On Aug 7, 2007, at 3:45 PM, [email protected] wrote:


On Tue, 07 Aug 2007 14:38:06 EDT, "Patrick W. Gilmore" said:
In addition, any UDP truncated response needs to be retried via
TCP- blocking it would cause a variety of problems.

Since we are talking about authorities here, one can control the size
of ones responses.

Barely.

[SNIP]


The point is, if you are the authority, you know how big the packet is. If you know it ain't over 512, then you don't need TCP.

Or are you saying you do? Wouldn't it be 'incredibly stupid' for recursive servers to -require- TCP, even for < 512 byte packets?



Unless, of course, you are so incredibly stupid you can't figure out
the difference between an authority and a caching server.

I wish people would keep straight what direction they're doing the measurement,
and for who's benefit.


If *XYZ* wants to find which of their servers I'm closest to, they'll most
likely be poking at my *caching* nameservers, because that's where my recursive
query arrived from[1].


So we're *not* talking about authorities here. We're talking about DNS servers
that are quite possibly configured to not talk, or give only partial results
via UDP, to queries coming from outside the provider's network (after all,
those people probably *should* be using *their* provider's caching DNS, right?)
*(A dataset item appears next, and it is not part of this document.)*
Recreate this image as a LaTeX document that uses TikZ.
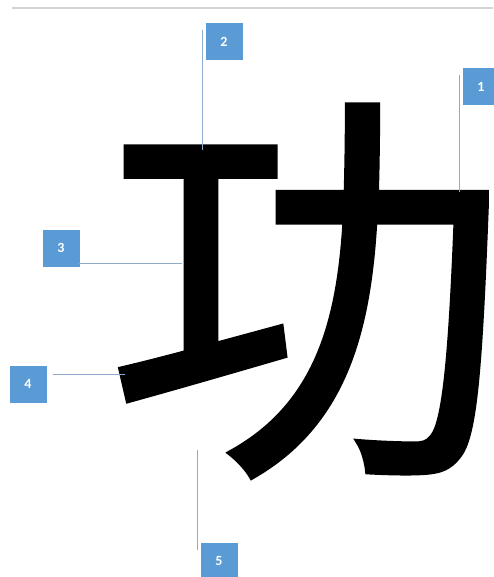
\documentclass[tikz,border=0pt]{standalone}
\usepackage{fontspec}
\setmainfont{Carlito}
\newfontfamily\cjk[FakeBold=1.2]{Noto Sans CJK SC}
\definecolor{boxblue}{HTML}{5B9BD5}
\definecolor{lineblue}{HTML}{8FAACC}
\definecolor{rulegray}{HTML}{D4D4D4}
\tikzset{
  numbox/.style={fill=boxblue, draw=none, minimum width=37pt, minimum height=37pt, inner sep=0pt,
    text=white, font=\fontsize{14}{14}\selectfont\bfseries},
  callout/.style={draw=lineblue, line width=1pt},
}
\begin{document}
\begin{tikzpicture}[x=1pt,y=-1pt]
\useasboundingbox (0,0) rectangle (493,577);
\draw[rulegray, line width=2pt] (12,8) -- (493,8);
% glyph
\node[inner sep=0pt, anchor=center, xscale=0.965, yscale=0.98, font=\cjk\fontsize{420}{420}\selectfont] (glyph) at (308,291) {功};
% boxes
\node[numbox] (b1) at (481,87) {1};
\node[numbox] (b2) at (224,42) {2};
\node[numbox] (b3) at (61,248) {3};
\node[numbox] (b4) at (28,384) {4};
\node[numbox] (b5) at (219,561) {5};
% endpoints
\coordinate (s1) at (459,75);  \coordinate (e1) at (459,192);
\coordinate (s2) at (202,30);  \coordinate (e2) at (202,150);
\coordinate (s3) at (79,263);  \coordinate (e3) at (182,263);
\coordinate (s4) at (53,374);  \coordinate (e4) at (125,374);
\coordinate (s5) at (197,450); \coordinate (e5) at (197,550);
\draw[callout] (s1) -- (e1);
\draw[callout] (s2) -- (e2);
\draw[callout] (s3) -- (e3);
\draw[callout] (s4) -- (e4);
\draw[callout] (s5) -- (e5);
\end{tikzpicture}
\end{document}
Interesting. You are suggesting that as a content provider, one should rely on measurements from random caching name servers around the Internet, many of which you admit yourself are configured not to respond to addresses outside their network? Pardon me for not considering an idea you admit yourself wouldn't work.


But you are right, I totally missed that part of the conversation. Mea Culpa.


And in case anyone wasn't clear, yes, of course, running a recursive server that doesn't accept TCP53 will probably result in missing data your users want occasionally.


As for being "incredibly stupid", well, as I have said in private, calling a bunch of people rude names without even asking them why they are doing what you think is so stupid is .. uh .. probably not very bright. :) Unless, of course, you want everyone else passing judgement on how you run your network without asking.